I’ve been teaching using schema system diagrams, which I have just been calling interaction diagrams in my physics class. It’s the first time I’ve ever taught using them. I’m sold on them after one week.

Here is the biggest reason why I’m sold.

The diagrams provide a productive outlet for really good student ideas, which previously would have been considered misconceptions. An example:

Today, we started doing circular motion. We had a constant velocity buggy going around in a circle by means of a string. Just before we took some data for the time to get around and the radius of the circle, students were drawing interactions diagrams and free-body diagrams for the situation.

Three of eight groups included me in the interaction diagram, interacting with the string and the string interacting with the buggy. It’s a wonderful idea to think about that the motion we are observing hinges on the fact that I have pinned down the other end of the string. It’s insightful and correct—with out that interaction, there would be not constraint to move in a circle.  Now here’s the important thing: Previously, with out interaction diagrams to provide a place for that idea to go, that idea would have made its way to the free-body diagram. You could think that the reason I like the diagrams is because they prevented a mistake, but I really like the diagram because they provide a productive placeholder for valuable insights and ideas.

Three other groups included the motor in their interaction diagram. Each of those groups placed the bubble of the motor inside the bubble of the buggy. The really wonderful idea here is that none of the motion we are observing would not be happening without the motor. The buggy would screech to a halt.  Previously,when teaching without the interaction diagrams, that wonderful idea would not have had a productive outlet, so many students would have included a motor force on the free-body diagram.

So sure, one cool thing is that no group got the free-body diagram wrong. One reason to like the diagrams is that it leads to correct force diagrams. But the really cool thing is that students were thinking about the roles that both the motor and Brian were playing, which I hadn’t even thought about. It’s not merely preventing mistakes, it is generating insight and ideas about the different roles that interactions play inside, outside, or many degrees removed from a system.

Even if you showed me evidence that teaching system schemas doesn’t improve student learning, I’d still teach using them, because of how generative they are. It helps to create classroom environment in which student insights can be celebrated for what they are, rather than constrained to being misconceptions. By the way, the diagrams do seem to help student learning.

## 7 thoughts on “A misconception is just an insight without a productive place to go?”

1. I think these are great insights.

Pretty much every year, when we start learning about forces, my students want me to include a lot of objects in the system schema that don’t actually interact with the object we’re trying to model. Very quickly, a good number of the students will start to complain about adding these “extra” objects to the diagram, and I tell them that it is fine to include only the objects and connections that are relevant for drawing the FBD, but that it is also fine to include other objects and (correct) connections to see the whole picture.
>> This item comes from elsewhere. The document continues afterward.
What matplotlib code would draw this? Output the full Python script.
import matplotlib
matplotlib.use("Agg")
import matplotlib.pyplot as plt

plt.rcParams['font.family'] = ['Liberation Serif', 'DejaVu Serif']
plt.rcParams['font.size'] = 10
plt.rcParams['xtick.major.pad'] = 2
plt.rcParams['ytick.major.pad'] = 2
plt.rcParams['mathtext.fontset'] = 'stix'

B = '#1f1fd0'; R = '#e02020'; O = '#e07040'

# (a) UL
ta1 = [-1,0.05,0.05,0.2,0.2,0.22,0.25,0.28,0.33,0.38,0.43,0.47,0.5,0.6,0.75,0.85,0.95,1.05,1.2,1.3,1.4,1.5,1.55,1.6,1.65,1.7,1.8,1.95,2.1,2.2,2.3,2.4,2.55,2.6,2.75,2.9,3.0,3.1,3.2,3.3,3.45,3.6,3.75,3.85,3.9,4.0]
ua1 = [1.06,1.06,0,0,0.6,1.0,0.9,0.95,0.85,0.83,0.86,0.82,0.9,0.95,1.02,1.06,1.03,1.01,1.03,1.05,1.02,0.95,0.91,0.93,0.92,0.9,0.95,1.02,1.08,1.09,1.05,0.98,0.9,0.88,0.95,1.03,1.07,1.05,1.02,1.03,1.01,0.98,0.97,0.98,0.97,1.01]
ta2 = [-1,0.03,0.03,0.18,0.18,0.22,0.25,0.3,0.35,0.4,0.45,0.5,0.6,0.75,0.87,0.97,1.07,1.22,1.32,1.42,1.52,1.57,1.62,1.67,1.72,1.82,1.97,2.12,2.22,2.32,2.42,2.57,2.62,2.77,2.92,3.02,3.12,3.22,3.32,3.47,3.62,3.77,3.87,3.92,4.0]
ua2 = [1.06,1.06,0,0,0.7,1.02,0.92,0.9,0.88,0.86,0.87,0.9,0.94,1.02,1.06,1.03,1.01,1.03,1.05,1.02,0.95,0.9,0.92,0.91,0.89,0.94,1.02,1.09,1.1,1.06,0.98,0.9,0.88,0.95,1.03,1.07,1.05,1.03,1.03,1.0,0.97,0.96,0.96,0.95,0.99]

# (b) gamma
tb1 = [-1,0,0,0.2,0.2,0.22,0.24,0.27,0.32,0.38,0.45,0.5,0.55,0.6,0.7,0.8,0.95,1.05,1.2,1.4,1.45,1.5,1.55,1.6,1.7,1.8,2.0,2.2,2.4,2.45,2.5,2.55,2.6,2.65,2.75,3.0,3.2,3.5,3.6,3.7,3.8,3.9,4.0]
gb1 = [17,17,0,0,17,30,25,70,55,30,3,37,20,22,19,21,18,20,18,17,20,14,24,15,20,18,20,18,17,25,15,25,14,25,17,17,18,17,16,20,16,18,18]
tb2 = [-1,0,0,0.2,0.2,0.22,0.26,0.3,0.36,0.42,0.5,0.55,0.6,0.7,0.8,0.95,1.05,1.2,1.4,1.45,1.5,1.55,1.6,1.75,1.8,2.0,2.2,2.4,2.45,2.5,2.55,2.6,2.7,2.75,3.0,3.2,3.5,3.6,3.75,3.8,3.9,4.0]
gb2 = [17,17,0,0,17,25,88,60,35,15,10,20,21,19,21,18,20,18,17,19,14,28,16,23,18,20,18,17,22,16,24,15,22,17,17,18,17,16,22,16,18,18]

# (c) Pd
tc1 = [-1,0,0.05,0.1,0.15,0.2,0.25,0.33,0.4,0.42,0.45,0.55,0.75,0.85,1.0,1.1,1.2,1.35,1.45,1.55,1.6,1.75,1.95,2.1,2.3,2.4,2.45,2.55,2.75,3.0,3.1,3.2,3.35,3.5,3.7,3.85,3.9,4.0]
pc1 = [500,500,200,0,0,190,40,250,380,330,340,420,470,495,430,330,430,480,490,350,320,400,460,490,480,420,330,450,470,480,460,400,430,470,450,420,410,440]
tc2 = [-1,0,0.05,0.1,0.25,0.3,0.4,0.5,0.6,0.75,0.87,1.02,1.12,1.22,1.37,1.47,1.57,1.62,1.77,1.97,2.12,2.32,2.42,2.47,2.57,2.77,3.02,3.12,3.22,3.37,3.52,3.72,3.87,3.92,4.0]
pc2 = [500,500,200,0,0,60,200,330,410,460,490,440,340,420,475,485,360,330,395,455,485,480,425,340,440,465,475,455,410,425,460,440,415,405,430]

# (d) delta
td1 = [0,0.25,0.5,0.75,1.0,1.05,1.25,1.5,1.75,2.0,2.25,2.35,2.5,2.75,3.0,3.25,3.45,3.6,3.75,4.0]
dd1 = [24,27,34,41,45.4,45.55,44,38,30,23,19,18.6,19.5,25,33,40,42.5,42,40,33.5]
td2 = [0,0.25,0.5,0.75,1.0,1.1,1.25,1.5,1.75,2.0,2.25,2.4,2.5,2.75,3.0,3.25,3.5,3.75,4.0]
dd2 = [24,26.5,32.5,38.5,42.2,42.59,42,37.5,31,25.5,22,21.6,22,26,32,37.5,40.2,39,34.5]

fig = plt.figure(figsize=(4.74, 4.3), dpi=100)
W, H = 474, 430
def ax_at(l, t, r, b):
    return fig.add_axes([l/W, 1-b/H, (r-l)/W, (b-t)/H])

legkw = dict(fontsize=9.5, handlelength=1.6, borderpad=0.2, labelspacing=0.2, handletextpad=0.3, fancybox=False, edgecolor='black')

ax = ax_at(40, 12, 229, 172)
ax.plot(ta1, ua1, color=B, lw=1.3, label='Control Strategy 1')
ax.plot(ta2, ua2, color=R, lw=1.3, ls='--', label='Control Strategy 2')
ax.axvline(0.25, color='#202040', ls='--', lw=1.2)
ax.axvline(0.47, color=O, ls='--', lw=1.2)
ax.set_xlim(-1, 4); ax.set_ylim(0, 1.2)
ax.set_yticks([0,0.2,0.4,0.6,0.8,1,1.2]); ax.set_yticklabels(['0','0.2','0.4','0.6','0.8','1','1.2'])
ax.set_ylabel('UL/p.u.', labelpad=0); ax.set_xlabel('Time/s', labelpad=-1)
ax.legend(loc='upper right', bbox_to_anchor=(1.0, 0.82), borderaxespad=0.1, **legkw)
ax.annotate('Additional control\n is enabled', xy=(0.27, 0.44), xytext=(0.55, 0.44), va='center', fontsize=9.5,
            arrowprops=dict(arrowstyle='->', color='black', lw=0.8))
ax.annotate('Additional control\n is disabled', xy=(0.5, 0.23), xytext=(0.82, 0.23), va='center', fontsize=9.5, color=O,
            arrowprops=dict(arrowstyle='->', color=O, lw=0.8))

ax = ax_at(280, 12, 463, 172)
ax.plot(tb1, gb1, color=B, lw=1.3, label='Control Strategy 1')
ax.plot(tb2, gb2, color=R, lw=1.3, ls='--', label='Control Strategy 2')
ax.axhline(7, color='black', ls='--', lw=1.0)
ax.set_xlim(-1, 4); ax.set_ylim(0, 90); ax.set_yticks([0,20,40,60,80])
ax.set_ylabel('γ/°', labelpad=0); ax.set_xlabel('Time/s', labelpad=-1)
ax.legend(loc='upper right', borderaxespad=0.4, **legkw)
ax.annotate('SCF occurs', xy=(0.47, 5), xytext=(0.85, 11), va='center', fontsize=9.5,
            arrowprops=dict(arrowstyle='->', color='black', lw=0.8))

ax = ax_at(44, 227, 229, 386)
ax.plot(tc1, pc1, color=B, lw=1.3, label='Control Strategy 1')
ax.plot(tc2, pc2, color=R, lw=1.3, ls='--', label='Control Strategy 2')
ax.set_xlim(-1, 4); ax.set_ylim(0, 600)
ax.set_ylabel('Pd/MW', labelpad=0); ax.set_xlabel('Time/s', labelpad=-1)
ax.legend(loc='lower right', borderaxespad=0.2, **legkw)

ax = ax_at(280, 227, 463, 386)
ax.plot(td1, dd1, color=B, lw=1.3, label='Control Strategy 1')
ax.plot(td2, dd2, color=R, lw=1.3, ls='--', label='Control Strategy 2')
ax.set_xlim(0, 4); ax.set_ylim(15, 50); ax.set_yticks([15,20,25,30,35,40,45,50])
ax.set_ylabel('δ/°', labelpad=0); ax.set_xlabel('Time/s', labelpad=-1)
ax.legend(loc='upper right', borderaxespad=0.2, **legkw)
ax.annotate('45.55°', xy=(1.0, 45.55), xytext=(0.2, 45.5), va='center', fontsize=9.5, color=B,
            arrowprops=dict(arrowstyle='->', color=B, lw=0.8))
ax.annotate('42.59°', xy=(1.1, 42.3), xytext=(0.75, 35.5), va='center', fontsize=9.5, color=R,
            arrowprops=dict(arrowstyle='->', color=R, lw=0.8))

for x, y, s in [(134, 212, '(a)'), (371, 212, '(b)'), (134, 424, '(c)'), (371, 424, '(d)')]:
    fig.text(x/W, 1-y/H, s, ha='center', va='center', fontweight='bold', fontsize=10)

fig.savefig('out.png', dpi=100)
The situation you are describing definitely happens (an object connected to another object which is connected to a third object that isn’t connected to the first) right away. Soon, though, we get to objects that used to be interacting, but currently aren’t. Later in the year, they can reason through those sorts of things pretty easily with just the FBD (especially the Honors kids), but at the start of the year, dealing with the objects, the types of interactions, the relative sizes, and the directions of the forces all at the same time is information overload. The system schema reduces that to just the objects and the types of interactions, making the cognitive load a lot smaller, I think, for the student who doesn’t have an immediate picture in his head before even picking up a pencil for what the FBD is going to look like.

For the reasons you described above, I think it is much easier for them to draw a correct system schema than for them to draw a correct FBD. So even late in the year, when they try to ask me about what should be on their FBD (this mainly comes back up with circular motion since they are mixing all sorts of ideas and not sticking to what they know must be true for forces based on their earlier models)—I just ask them what they should do if they’re having trouble drawing a free body diagram. They always say, “Oh, draw a system schema.” Then they draw it, and then they almost never need me again to confirm their diagrams. They know the system schema was correct, and that is enough of a foothold to move forward to the FBD.

1. Yeah, I’m not requiring interactions diagrams on exams…. but students seem to do them without demands. I agree that part of what it does is reduce cognitive load. What it also does it remind us that the world is very complex, and it’s OK to take in all that complexity before you narrow in and focus in on one piece.

2. Interesting. It sounds like you’re saying that students often perceive FBDs as interaction diagrams (i.e., would they define a FBD as “a picture of all the stuff that affects motion”?).

It reminds me of some of the things you’ve written in the past about electricity, trying to find out “what are they wondering.” If students are wondering “what stuff affects the motion of the buggy,” then it doesn’t make sense to answer the question “what forces affect the motion of the buggy.” It seems like FBDs are the answer to a question that the students haven’t wondered yet.

1. I think this is a great way of putting it… free-body diagrams are an answer to a question that students haven’t asked yet.